An exact copy of all the data is required, with pictures left out.

*Supplied material*.

..............................

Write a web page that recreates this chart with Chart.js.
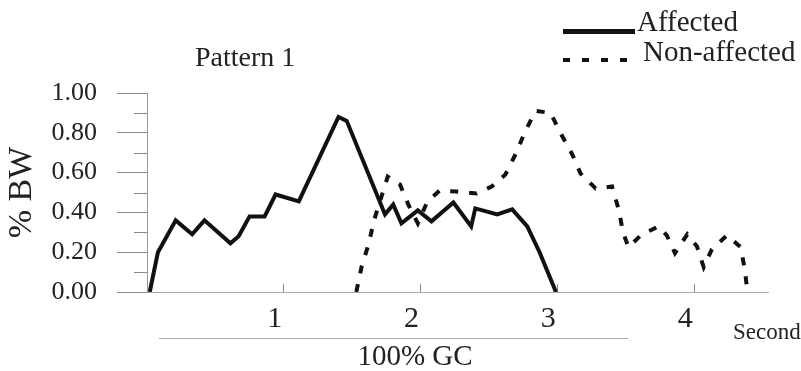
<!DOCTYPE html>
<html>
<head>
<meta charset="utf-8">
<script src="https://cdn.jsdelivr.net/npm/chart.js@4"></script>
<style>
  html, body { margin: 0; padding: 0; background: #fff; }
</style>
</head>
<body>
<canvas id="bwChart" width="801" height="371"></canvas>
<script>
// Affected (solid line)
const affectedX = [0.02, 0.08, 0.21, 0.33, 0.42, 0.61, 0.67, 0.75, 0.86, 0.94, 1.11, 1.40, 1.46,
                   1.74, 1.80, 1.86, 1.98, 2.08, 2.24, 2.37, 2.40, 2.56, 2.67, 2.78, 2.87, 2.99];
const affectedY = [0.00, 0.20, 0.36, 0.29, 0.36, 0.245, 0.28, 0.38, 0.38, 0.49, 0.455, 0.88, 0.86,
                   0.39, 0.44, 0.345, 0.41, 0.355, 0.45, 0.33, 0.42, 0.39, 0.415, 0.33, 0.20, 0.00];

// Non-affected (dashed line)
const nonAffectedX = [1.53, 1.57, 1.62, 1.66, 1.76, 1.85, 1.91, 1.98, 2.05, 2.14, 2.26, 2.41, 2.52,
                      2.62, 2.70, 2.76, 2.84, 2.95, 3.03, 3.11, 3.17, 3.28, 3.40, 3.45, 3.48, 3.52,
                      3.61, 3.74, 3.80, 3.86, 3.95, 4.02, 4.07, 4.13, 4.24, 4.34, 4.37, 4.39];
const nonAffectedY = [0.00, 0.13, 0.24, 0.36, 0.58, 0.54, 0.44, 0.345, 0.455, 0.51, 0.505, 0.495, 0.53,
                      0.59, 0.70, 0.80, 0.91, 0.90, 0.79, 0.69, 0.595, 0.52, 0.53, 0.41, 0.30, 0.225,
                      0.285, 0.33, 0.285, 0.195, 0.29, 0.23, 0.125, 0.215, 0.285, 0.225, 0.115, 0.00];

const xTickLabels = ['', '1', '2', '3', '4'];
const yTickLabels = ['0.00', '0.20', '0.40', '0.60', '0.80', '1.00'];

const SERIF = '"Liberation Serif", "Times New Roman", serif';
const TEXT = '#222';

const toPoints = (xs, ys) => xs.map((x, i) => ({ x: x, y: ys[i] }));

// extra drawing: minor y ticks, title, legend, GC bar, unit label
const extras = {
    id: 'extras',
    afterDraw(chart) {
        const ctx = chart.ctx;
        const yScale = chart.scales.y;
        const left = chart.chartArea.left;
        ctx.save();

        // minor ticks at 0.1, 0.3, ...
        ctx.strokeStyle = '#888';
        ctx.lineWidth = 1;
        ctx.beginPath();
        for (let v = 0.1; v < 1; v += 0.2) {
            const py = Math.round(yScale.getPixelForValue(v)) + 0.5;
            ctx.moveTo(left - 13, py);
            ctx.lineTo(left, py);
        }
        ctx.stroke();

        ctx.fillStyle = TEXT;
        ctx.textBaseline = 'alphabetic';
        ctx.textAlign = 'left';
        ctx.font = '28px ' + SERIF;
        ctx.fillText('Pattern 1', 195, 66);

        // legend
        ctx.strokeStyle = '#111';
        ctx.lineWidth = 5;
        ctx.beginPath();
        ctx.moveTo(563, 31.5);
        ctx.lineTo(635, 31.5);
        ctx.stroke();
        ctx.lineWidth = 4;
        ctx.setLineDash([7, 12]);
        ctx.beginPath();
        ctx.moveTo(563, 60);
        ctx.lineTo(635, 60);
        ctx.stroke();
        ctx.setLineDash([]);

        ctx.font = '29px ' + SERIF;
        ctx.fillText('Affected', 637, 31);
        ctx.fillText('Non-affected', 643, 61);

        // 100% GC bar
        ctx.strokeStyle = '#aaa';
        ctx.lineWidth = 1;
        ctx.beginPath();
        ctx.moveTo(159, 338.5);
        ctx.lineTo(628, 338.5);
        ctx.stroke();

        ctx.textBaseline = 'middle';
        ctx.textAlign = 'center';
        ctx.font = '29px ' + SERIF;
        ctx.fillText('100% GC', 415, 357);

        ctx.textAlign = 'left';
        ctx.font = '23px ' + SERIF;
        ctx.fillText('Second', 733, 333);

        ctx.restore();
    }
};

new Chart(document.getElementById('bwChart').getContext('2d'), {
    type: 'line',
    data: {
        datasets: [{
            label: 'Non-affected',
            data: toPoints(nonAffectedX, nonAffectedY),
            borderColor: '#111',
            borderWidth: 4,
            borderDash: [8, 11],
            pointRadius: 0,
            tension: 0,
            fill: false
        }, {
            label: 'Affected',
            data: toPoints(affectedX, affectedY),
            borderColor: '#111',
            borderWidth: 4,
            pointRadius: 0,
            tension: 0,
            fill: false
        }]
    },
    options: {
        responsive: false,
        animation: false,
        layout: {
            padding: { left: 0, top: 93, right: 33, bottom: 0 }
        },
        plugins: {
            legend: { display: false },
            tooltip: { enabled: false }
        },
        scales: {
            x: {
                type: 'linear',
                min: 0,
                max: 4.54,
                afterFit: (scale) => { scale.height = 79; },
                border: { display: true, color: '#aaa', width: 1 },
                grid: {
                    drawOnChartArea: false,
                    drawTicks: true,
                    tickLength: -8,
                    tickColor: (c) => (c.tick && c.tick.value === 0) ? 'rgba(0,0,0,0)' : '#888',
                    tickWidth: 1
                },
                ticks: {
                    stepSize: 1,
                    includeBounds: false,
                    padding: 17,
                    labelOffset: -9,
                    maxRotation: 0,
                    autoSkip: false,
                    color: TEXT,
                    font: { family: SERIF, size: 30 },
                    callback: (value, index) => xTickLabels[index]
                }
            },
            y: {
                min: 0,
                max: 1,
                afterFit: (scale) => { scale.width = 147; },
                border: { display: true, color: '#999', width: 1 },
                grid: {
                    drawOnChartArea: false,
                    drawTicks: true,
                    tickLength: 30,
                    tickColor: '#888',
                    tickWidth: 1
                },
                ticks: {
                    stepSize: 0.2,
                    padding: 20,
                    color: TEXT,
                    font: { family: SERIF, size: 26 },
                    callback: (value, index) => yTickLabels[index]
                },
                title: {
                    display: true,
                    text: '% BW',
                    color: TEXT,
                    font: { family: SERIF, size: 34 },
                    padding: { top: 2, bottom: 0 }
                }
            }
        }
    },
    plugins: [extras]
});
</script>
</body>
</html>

..............................

*Answer to this exercise*.
Write a web page that recreates this chart with Chart.js.
<!DOCTYPE html>
<html>
<head>
<meta charset="utf-8">
<script src="https://cdn.jsdelivr.net/npm/chart.js@4"></script>
<style>
  html, body { margin: 0; padding: 0; background: #fff; }
</style>
</head>
<body>
<canvas id="bwChart" width="801" height="371"></canvas>
<script>
// Affected (solid line)
const affectedX = [0.02, 0.08, 0.21, 0.33, 0.42, 0.61, 0.67, 0.75, 0.86, 0.94, 1.11, 1.40, 1.46,
                   1.74, 1.80, 1.86, 1.98, 2.08, 2.24, 2.37, 2.40, 2.56, 2.67, 2.78, 2.87, 2.99];
const affectedY = [0.00, 0.20, 0.36, 0.29, 0.36, 0.245, 0.28, 0.38, 0.38, 0.49, 0.455, 0.88, 0.86,
                   0.39, 0.44, 0.345, 0.41, 0.355, 0.45, 0.33, 0.42, 0.39, 0.415, 0.33, 0.20, 0.00];

// Non-affected (dashed line)
const nonAffectedX = [1.53, 1.57, 1.62, 1.66, 1.76, 1.85, 1.91, 1.98, 2.05, 2.14, 2.26, 2.41, 2.52,
                      2.62, 2.70, 2.76, 2.84, 2.95, 3.03, 3.11, 3.17, 3.28, 3.40, 3.45, 3.48, 3.52,
                      3.61, 3.74, 3.80, 3.86, 3.95, 4.02, 4.07, 4.13, 4.24, 4.34, 4.37, 4.39];
const nonAffectedY = [0.00, 0.13, 0.24, 0.36, 0.58, 0.54, 0.44, 0.345, 0.455, 0.51, 0.505, 0.495, 0.53,
                      0.59, 0.70, 0.80, 0.91, 0.90, 0.79, 0.69, 0.595, 0.52, 0.53, 0.41, 0.30, 0.225,
                      0.285, 0.33, 0.285, 0.195, 0.29, 0.23, 0.125, 0.215, 0.285, 0.225, 0.115, 0.00];

const xTickLabels = ['', '1', '2', '3', '4'];
const yTickLabels = ['0.00', '0.20', '0.40', '0.60', '0.80', '1.00'];

const SERIF = '"Liberation Serif", "Times New Roman", serif';
const TEXT = '#222';

const toPoints = (xs, ys) => xs.map((x, i) => ({ x: x, y: ys[i] }));

// extra drawing: minor y ticks, title, legend, GC bar, unit label
const extras = {
    id: 'extras',
    afterDraw(chart) {
        const ctx = chart.ctx;
        const yScale = chart.scales.y;
        const left = chart.chartArea.left;
        ctx.save();

        // minor ticks at 0.1, 0.3, ...
        ctx.strokeStyle = '#888';
        ctx.lineWidth = 1;
        ctx.beginPath();
        for (let v = 0.1; v < 1; v += 0.2) {
            const py = Math.round(yScale.getPixelForValue(v)) + 0.5;
            ctx.moveTo(left - 13, py);
            ctx.lineTo(left, py);
        }
        ctx.stroke();

        ctx.fillStyle = TEXT;
        ctx.textBaseline = 'alphabetic';
        ctx.textAlign = 'left';
        ctx.font = '28px ' + SERIF;
        ctx.fillText('Pattern 1', 195, 66);

        // legend
        ctx.strokeStyle = '#111';
        ctx.lineWidth = 5;
        ctx.beginPath();
        ctx.moveTo(563, 31.5);
        ctx.lineTo(635, 31.5);
        ctx.stroke();
        ctx.lineWidth = 4;
        ctx.setLineDash([7, 12]);
        ctx.beginPath();
        ctx.moveTo(563, 60);
        ctx.lineTo(635, 60);
        ctx.stroke();
        ctx.setLineDash([]);

        ctx.font = '29px ' + SERIF;
        ctx.fillText('Affected', 637, 31);
        ctx.fillText('Non-affected', 643, 61);

        // 100% GC bar
        ctx.strokeStyle = '#aaa';
        ctx.lineWidth = 1;
        ctx.beginPath();
        ctx.moveTo(159, 338.5);
        ctx.lineTo(628, 338.5);
        ctx.stroke();

        ctx.textBaseline = 'middle';
        ctx.textAlign = 'center';
        ctx.font = '29px ' + SERIF;
        ctx.fillText('100% GC', 415, 357);

        ctx.textAlign = 'left';
        ctx.font = '23px ' + SERIF;
        ctx.fillText('Second', 733, 333);

        ctx.restore();
    }
};

new Chart(document.getElementById('bwChart').getContext('2d'), {
    type: 'line',
    data: {
        datasets: [{
            label: 'Non-affected',
            data: toPoints(nonAffectedX, nonAffectedY),
            borderColor: '#111',
            borderWidth: 4,
            borderDash: [8, 11],
            pointRadius: 0,
            tension: 0,
            fill: false
        }, {
            label: 'Affected',
            data: toPoints(affectedX, affectedY),
            borderColor: '#111',
            borderWidth: 4,
            pointRadius: 0,
            tension: 0,
            fill: false
        }]
    },
    options: {
        responsive: false,
        animation: false,
        layout: {
            padding: { left: 0, top: 93, right: 33, bottom: 0 }
        },
        plugins: {
            legend: { display: false },
            tooltip: { enabled: false }
        },
        scales: {
            x: {
                type: 'linear',
                min: 0,
                max: 4.54,
                afterFit: (scale) => { scale.height = 79; },
                border: { display: true, color: '#aaa', width: 1 },
                grid: {
                    drawOnChartArea: false,
                    drawTicks: true,
                    tickLength: -8,
                    tickColor: (c) => (c.tick && c.tick.value === 0) ? 'rgba(0,0,0,0)' : '#888',
                    tickWidth: 1
                },
                ticks: {
                    stepSize: 1,
                    includeBounds: false,
                    padding: 17,
                    labelOffset: -9,
                    maxRotation: 0,
                    autoSkip: false,
                    color: TEXT,
                    font: { family: SERIF, size: 30 },
                    callback: (value, index) => xTickLabels[index]
                }
            },
            y: {
                min: 0,
                max: 1,
                afterFit: (scale) => { scale.width = 147; },
                border: { display: true, color: '#999', width: 1 },
                grid: {
                    drawOnChartArea: false,
                    drawTicks: true,
                    tickLength: 30,
                    tickColor: '#888',
                    tickWidth: 1
                },
                ticks: {
                    stepSize: 0.2,
                    padding: 20,
                    color: TEXT,
                    font: { family: SERIF, size: 26 },
                    callback: (value, index) => yTickLabels[index]
                },
                title: {
                    display: true,
                    text: '% BW',
                    color: TEXT,
                    font: { family: SERIF, size: 34 },
                    padding: { top: 2, bottom: 0 }
                }
            }
        }
    },
    plugins: [extras]
});
</script>
</body>
</html>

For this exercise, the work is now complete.